This one took a little getting used to when switching from the Macintosh to Windows. On unix (including Mac OS X shells) wildcard expansion is done by the shell, and then the expanded list of files is passed on to the program being run. On Windows, the shell doesn't do any expansion, and it's up to programs to do expansion.
The advantage of the unix approach is that programs don't have to do any work to support expansion, and the experience is consistent across all programs. As an example, notepad on Windows doesn't seem to support wildcard expansion. So, if you are in a directory with a file called foo.txt and type notepad *.txt, it will launch notepad and tell you "The filename, directory name, or volume label syntax is incorrect." On the Mac, textedit *.txt would open the file right up.

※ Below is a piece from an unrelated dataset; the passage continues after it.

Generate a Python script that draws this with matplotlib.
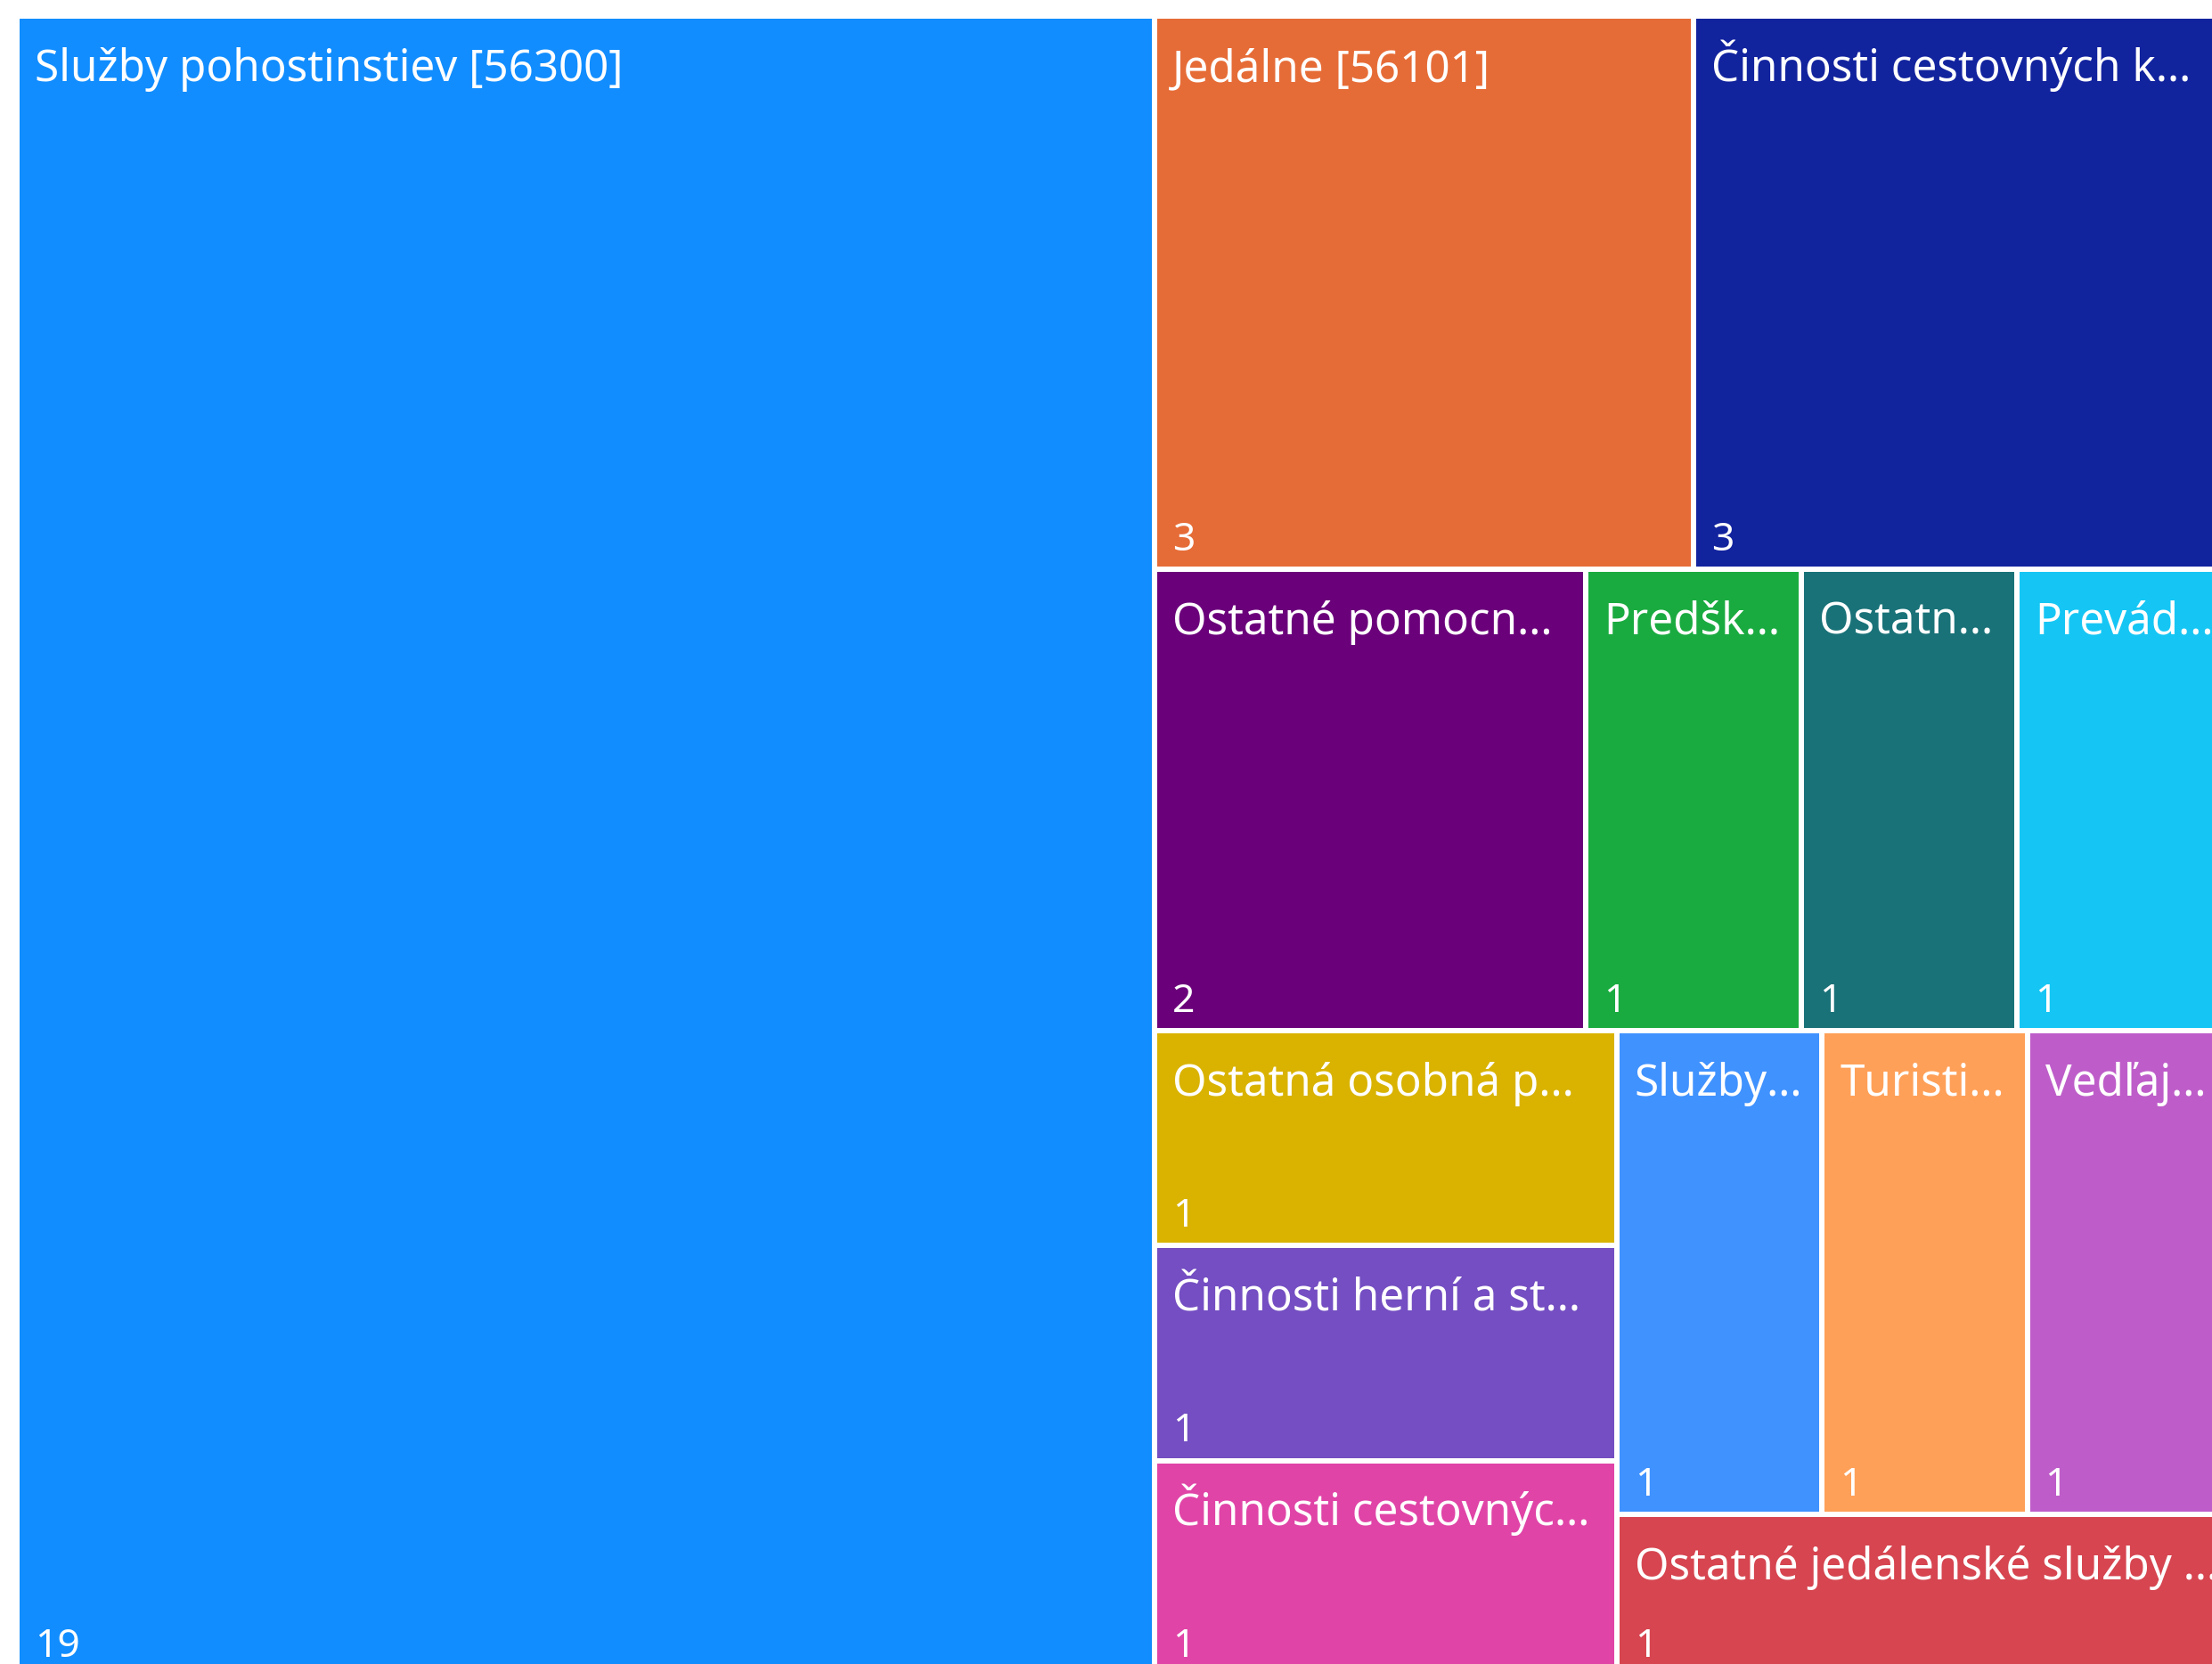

The disadvantage of the unix approach is that it doesn't let you do something like "rename *.txt *.text". On Windows, this command would rename all files ending with .txt to end with .text. If you were to try to write a similar utility for unix, you'd find that when you tried to run it, you'd just get a list of the .txt files as the input arguments, and you wouldn't get any information about the "*.text". That's because the "*.txt" expands to all the .txt files and "*.text" expands to nothing.
It's one of the many differences I found between Mac and Windows where one isn't really better than the other, they are just different and it takes some getting used to. I'm sure there are some of you out there that are religious about this issue and think that one way or the other is clearly superior.